2. A passenger has since canceled their credit card used to purchase the ticket.
3. The card used to purchase the ticket was either lost, stolen, or had expired. It is unclear whether or not the airlines are sophisticated enough to link a new credit card number to an existing account.
4. A passenger is traveling without the holder of the credit card. For example, companies and people often purchase tickets for others with their credit card. Even a family traveling together might need to travel on separate flights from time to time. This happened to me when I needed to return from a vacation before my wife and my daughter. It is also common in my family for someone to purchase an airline ticket for another and be reimbursed. Sometimes it is for convenience when I am researching and booking a flight for someone, and other times we like to use a particular credit card to maximize rewards.
5. The mere possession of a credit card might be the least reliable means of identification that I can think of.
So far, I have never faced the problem of an airline demanding to see the credit card used for purchase before permitting check in. Nevertheless, I have read enough horror stories to know that this can happen when you least expect it. Take this article at Chris Elliot’s site. In this case, it was South African Airlines that forced a passenger to a second ticket on the spot, yet failed to provide a refund.
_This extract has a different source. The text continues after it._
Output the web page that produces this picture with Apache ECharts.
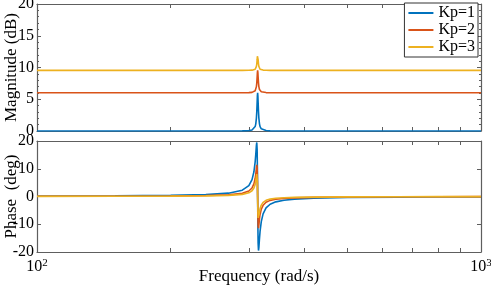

There is also an entire thread at FlyerTalk about United Airlines staff occasionally demanding to see the credit card used for purchase. As is the rule at United, their policy is little understood by their own staff, inconsistently enforced, and can even be circumvented via online check in. Thankfully, no other domestic carrier seems to be playing this strange card game.
Other airlines also have been known to do this. Nicholas Kralev has written about this practice, singling out Singapore Airlines as one of the most stringent enforcers of this policy. In the absence of the credit card used to purchase the ticket, the purchaser is “required to sign a Letter of Indemnity (LOI) and submit it to the nearest Singapore Airlines ticket office.” Naturally there is a Singapore Airlines ticket office on the street corner of your home town, right?
Other airlines out there that have this policy include Turkish Airlines. Their web site indicates: “The credit card used by online sales transaction on our web site must be presented at check-in. If you have made your payment via virtual credit card, then main credit card is required to be presented during the ticket delivery.”
How Do I Avoid This Problem
If you think traveling on an award ticket will work, think again. Singapore Airlines has even been known to request to the see the credit card used for the taxes and fees on award travel, no matter how small. In these situations, proving your identity with a driver’s license or even a passport is insufficient for reasons that no one can explain. In the case of Singapore Airlines, even an offer to pay for the fees again, in cash, was denied!
The only realistic way to protect yourself is obviously, to carry the card with your. You should also investigate the policies of the airlines you are ing tickets from when you are not part of the traveling party. While you should be safe domestically if you don’t fly United (wise advice in any circumstance), all bets are off with even the most well respected foreign carriers. For example, Kralev warns; “Passengers on Germany’s Lufthansa have had problems, but there appear to be no specific rules.”
Just what you want when you check in for your flight from Ulan Bator back home: problems, but no specific rules.